PROBLEM ->
Exactly reproduce the lines that run from the one containing "Write the seaborn" through the one containing "import seaborn as sns", ends included, with no pictures.

-- Begin MATERIAL PROVIDED --

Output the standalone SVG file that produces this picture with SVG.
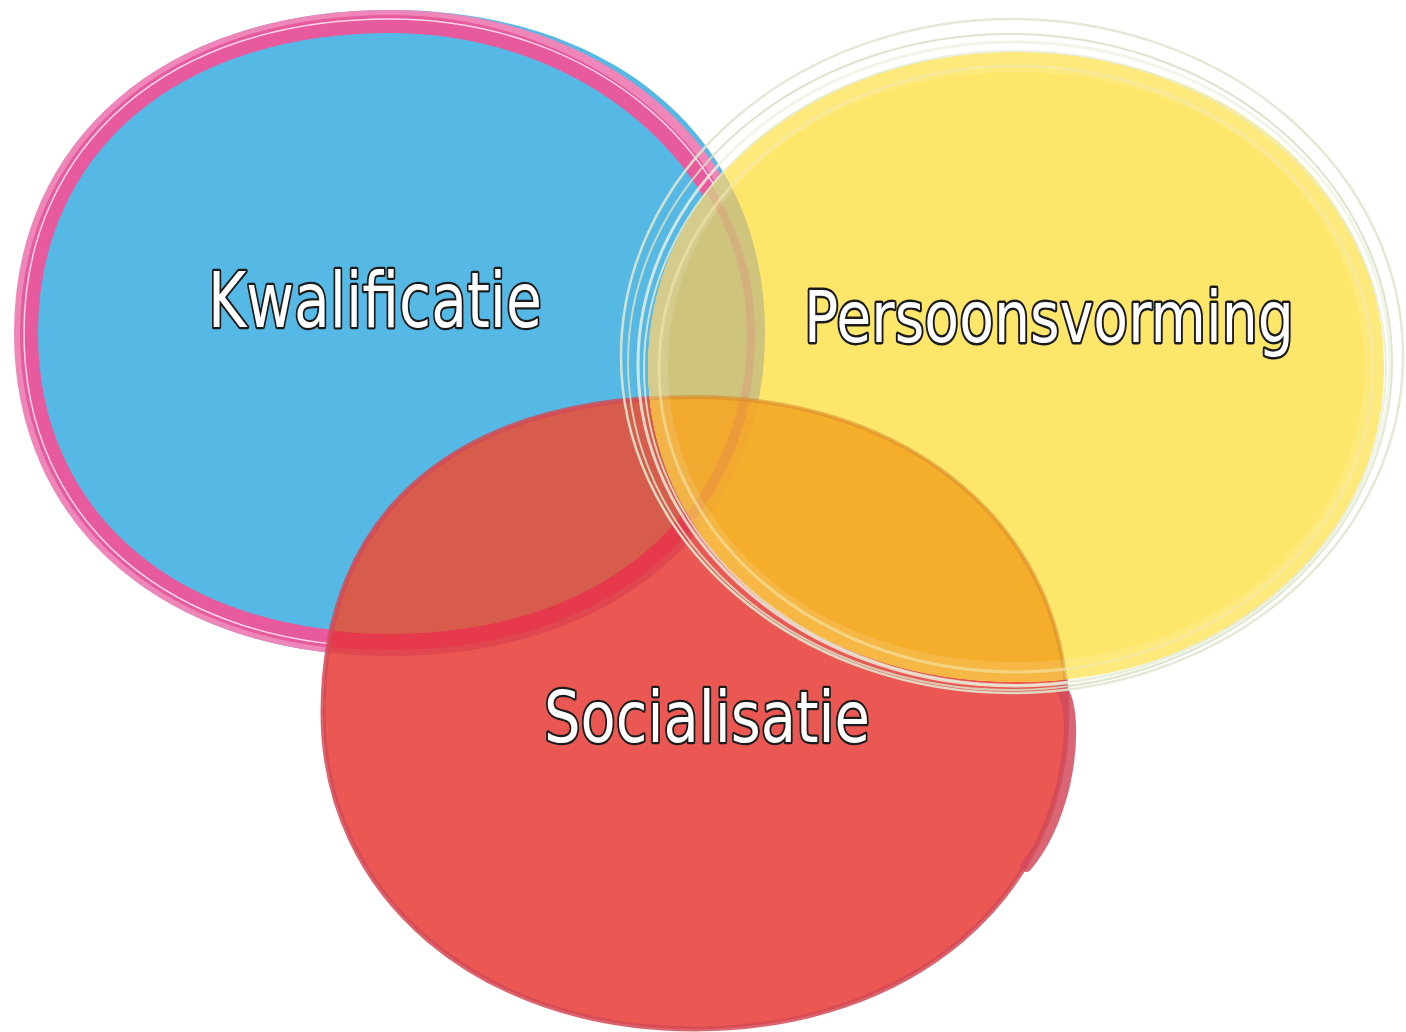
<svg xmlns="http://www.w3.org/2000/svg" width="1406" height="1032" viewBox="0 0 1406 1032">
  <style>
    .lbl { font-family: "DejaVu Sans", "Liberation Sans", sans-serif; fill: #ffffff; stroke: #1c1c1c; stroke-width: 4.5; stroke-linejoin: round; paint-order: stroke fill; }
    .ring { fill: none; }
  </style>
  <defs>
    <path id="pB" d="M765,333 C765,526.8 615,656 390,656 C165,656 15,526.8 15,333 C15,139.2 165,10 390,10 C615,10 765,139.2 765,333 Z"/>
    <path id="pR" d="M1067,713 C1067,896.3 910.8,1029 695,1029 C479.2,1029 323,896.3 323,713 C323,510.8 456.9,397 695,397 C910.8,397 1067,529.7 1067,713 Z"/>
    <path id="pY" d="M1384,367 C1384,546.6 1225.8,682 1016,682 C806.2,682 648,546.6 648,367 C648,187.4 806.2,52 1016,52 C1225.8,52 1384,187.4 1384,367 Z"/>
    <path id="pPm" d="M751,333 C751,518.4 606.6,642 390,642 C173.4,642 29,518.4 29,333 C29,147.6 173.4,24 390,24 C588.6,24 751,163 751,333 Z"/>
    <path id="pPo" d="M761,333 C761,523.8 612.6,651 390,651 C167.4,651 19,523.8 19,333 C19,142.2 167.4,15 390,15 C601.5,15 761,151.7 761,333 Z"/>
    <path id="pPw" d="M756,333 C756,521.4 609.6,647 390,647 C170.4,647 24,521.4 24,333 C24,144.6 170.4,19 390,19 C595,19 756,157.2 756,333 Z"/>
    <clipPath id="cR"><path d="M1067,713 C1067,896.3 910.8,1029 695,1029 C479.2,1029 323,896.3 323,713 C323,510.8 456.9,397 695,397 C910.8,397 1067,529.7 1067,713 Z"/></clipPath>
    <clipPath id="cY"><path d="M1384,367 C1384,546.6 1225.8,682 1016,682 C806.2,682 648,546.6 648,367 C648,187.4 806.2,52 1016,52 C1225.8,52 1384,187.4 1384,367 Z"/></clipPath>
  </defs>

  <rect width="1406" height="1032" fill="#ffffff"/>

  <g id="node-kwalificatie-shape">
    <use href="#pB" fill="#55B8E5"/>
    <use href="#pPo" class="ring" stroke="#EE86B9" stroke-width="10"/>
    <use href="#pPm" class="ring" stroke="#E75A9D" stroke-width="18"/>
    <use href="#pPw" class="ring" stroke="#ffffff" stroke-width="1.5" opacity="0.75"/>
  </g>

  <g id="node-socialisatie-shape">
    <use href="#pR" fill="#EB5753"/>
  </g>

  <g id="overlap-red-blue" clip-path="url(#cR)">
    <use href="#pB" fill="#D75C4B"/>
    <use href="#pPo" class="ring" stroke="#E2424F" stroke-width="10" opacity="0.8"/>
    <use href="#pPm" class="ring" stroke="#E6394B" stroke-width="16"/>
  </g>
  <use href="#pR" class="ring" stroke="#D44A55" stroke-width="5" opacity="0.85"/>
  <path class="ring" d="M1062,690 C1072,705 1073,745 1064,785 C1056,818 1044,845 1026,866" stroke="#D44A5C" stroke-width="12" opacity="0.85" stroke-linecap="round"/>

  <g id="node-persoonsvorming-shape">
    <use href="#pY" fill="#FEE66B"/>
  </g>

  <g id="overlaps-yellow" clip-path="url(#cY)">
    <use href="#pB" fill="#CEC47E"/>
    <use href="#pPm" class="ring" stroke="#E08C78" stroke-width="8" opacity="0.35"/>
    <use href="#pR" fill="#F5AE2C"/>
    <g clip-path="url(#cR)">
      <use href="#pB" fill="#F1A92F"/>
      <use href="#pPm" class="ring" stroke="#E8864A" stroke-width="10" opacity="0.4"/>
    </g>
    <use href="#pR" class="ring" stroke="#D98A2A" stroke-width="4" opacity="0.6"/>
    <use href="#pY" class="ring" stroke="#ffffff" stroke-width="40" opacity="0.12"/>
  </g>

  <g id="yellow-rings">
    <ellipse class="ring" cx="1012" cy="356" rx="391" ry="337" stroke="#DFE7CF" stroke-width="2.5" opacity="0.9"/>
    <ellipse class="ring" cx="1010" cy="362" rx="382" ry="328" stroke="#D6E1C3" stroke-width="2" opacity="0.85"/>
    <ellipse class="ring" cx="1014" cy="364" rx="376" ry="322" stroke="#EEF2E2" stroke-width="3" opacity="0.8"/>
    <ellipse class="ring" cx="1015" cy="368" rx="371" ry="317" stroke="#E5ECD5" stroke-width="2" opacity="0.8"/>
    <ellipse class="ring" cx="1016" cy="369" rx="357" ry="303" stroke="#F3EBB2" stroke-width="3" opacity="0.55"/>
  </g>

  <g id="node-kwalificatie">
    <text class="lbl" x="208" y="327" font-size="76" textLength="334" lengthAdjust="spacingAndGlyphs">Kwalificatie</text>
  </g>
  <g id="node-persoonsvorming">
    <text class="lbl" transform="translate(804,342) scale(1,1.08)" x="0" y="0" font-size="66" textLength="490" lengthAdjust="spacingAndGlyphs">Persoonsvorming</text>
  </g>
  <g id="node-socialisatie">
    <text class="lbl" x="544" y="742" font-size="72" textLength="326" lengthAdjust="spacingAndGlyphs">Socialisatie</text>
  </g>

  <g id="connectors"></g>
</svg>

-- End MATERIAL PROVIDED --
-- Begin MATERIAL PROVIDED --

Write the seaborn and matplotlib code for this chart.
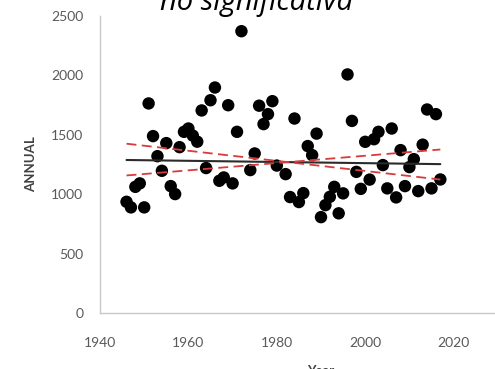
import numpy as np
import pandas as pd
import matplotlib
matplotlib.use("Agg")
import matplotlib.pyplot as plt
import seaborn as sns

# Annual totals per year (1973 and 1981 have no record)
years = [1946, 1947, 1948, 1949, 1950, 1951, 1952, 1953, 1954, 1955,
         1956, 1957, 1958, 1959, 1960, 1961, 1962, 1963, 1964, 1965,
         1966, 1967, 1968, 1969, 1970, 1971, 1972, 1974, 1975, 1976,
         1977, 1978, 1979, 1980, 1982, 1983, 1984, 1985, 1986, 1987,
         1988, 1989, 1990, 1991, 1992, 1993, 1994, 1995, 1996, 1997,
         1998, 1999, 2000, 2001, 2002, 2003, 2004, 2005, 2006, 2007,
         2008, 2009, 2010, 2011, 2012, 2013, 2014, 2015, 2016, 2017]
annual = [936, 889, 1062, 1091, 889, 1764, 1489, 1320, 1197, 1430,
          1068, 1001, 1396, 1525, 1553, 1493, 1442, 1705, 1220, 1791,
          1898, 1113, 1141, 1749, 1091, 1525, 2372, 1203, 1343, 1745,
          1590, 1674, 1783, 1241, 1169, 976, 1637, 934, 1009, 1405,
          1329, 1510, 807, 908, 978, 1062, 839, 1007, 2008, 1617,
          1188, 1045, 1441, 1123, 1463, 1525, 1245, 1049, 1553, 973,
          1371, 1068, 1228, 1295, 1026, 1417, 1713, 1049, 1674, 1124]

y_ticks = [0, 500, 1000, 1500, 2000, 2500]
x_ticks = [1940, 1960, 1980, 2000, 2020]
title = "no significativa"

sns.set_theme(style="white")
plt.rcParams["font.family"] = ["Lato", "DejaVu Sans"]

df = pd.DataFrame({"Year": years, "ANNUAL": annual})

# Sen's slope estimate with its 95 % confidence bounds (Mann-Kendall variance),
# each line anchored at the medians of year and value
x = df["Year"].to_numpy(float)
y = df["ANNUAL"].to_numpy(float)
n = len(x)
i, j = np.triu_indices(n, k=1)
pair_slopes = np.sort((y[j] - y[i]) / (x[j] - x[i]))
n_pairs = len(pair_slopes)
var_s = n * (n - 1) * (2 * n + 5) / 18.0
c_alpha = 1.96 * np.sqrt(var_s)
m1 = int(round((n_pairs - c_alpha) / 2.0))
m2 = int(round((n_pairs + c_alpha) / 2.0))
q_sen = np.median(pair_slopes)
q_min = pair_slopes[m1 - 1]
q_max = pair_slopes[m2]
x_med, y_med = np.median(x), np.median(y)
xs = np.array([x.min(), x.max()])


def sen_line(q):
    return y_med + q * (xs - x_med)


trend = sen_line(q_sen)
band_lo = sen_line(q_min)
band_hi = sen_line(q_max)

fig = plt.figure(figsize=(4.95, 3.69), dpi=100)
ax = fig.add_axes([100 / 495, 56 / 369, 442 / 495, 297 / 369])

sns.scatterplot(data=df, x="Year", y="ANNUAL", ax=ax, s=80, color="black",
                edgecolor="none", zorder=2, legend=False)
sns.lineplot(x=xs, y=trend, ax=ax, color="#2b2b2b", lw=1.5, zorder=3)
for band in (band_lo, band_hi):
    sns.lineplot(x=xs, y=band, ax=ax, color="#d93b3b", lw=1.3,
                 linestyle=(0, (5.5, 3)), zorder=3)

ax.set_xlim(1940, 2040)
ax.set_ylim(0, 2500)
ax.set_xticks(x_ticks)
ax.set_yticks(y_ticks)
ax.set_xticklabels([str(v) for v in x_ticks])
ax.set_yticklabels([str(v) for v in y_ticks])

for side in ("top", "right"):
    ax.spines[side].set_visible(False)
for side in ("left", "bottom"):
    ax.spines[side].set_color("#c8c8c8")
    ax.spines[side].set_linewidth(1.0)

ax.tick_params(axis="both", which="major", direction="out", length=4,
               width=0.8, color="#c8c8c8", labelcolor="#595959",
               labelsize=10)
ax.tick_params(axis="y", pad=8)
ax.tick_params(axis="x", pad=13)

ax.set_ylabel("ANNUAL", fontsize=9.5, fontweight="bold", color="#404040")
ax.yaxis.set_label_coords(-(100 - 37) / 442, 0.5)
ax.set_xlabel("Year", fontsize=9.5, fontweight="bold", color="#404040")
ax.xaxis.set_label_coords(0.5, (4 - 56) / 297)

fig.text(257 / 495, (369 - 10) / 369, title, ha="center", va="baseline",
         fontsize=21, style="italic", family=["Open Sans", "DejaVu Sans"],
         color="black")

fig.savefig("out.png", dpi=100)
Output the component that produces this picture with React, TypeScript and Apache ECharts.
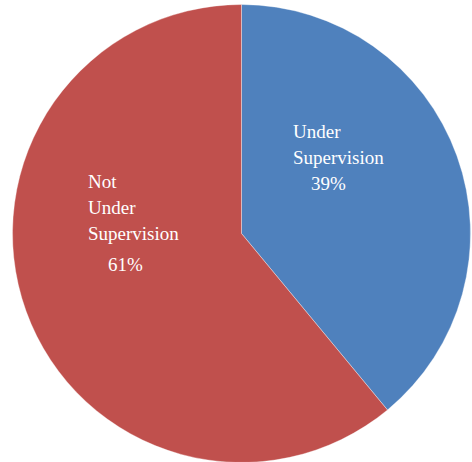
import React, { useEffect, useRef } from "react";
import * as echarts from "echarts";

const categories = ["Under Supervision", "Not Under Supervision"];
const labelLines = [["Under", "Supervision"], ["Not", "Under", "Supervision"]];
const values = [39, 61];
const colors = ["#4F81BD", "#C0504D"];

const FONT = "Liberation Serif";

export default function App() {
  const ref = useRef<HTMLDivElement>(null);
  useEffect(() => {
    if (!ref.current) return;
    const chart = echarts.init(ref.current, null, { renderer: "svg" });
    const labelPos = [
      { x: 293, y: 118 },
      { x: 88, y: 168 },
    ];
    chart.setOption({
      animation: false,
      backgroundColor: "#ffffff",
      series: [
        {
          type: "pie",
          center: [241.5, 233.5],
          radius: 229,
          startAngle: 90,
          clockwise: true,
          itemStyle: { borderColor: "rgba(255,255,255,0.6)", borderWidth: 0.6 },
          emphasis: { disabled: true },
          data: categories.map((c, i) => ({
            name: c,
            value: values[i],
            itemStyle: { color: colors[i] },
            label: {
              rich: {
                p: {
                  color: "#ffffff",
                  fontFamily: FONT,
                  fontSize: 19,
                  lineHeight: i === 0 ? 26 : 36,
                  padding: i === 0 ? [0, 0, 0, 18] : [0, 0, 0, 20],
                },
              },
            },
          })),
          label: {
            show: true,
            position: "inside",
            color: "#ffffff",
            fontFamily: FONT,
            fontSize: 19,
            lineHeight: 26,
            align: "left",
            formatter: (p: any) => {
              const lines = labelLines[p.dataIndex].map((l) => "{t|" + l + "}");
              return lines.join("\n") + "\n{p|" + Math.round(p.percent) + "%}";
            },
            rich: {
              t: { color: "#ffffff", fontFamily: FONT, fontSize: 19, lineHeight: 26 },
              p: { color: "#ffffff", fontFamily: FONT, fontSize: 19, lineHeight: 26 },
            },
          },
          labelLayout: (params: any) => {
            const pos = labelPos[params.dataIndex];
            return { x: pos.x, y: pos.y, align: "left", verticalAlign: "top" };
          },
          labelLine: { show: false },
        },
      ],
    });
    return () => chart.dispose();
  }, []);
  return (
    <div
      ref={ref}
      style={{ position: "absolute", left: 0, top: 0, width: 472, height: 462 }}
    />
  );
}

-- End MATERIAL PROVIDED --

RESPONSE TO THIS TASK ->
Write the seaborn and matplotlib code for this chart.
import numpy as np
import pandas as pd
import matplotlib
matplotlib.use("Agg")
import matplotlib.pyplot as plt
import seaborn as sns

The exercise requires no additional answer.